Dynamic binary translation systems enable a wide range of applications such as program instrumentation, optimization, and security. DBTs use a software code cache to store previously translated instructions. The code layout in the code cache greatly differs from the code layout of the original program. This paper provides an exhaustive analysis of the performance of the instruction/trace cache and other structures of the micro-architecture while executing DBTs that focus on program instrumentation, such as DynamoRIO and Pin. We performed our evaluation along two axes. First, we directly accessed the hardware performance counters to determine actual cache miss counts. Second, we used simulation to analyze the spatial locality of the translated application. Our results show that when executing an application under the control of Pin or DynamoRIO, the icache miss counts actually increase over 2X. Surprisingly, the L2 cache and the L1 data cache show a much lower performance degradation or even break even with the native application.

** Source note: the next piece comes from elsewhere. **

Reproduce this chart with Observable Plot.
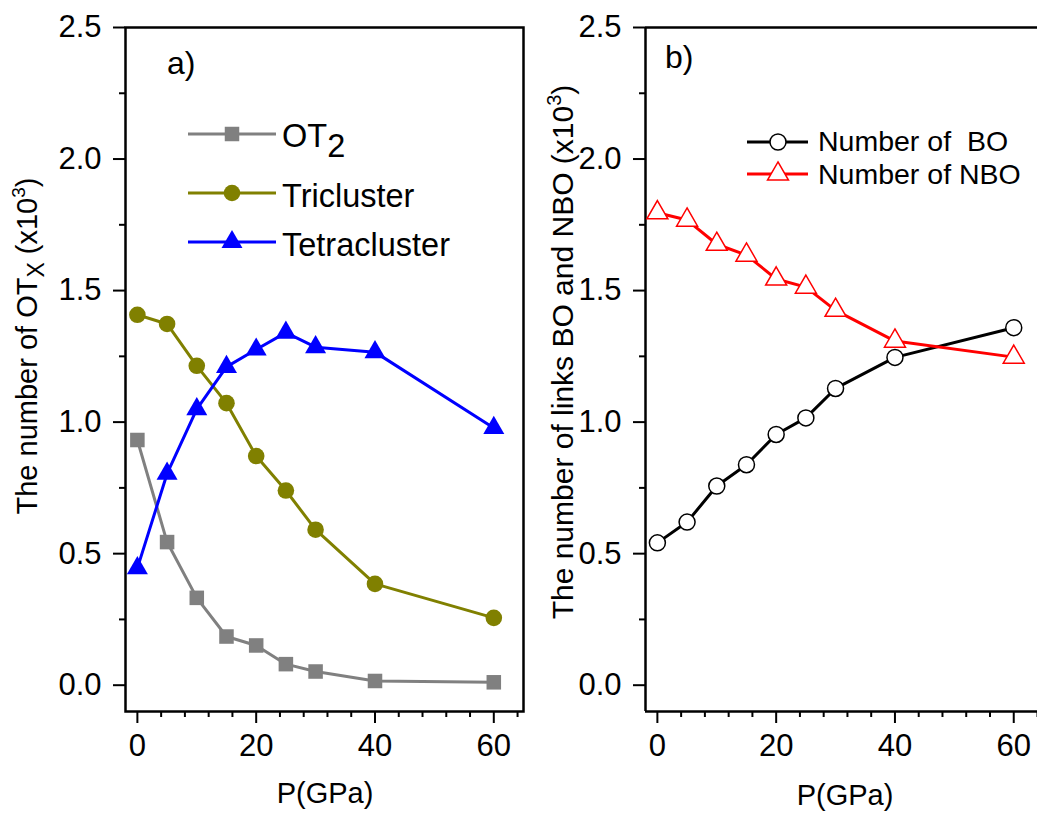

We also found that overall performance degradations are due to the instructions added by the DBT itself, and that these extra instructions outweigh any possible spatial locality benefits exhibited in the code cache. Our observations held regardless of the trace length, code cache size, or the presence of a hardware trace cache. These results provide a better understanding of the efficiency of current instrumentation tools and their effects on instruction/trace cache performance and other structures of the microarchitecture.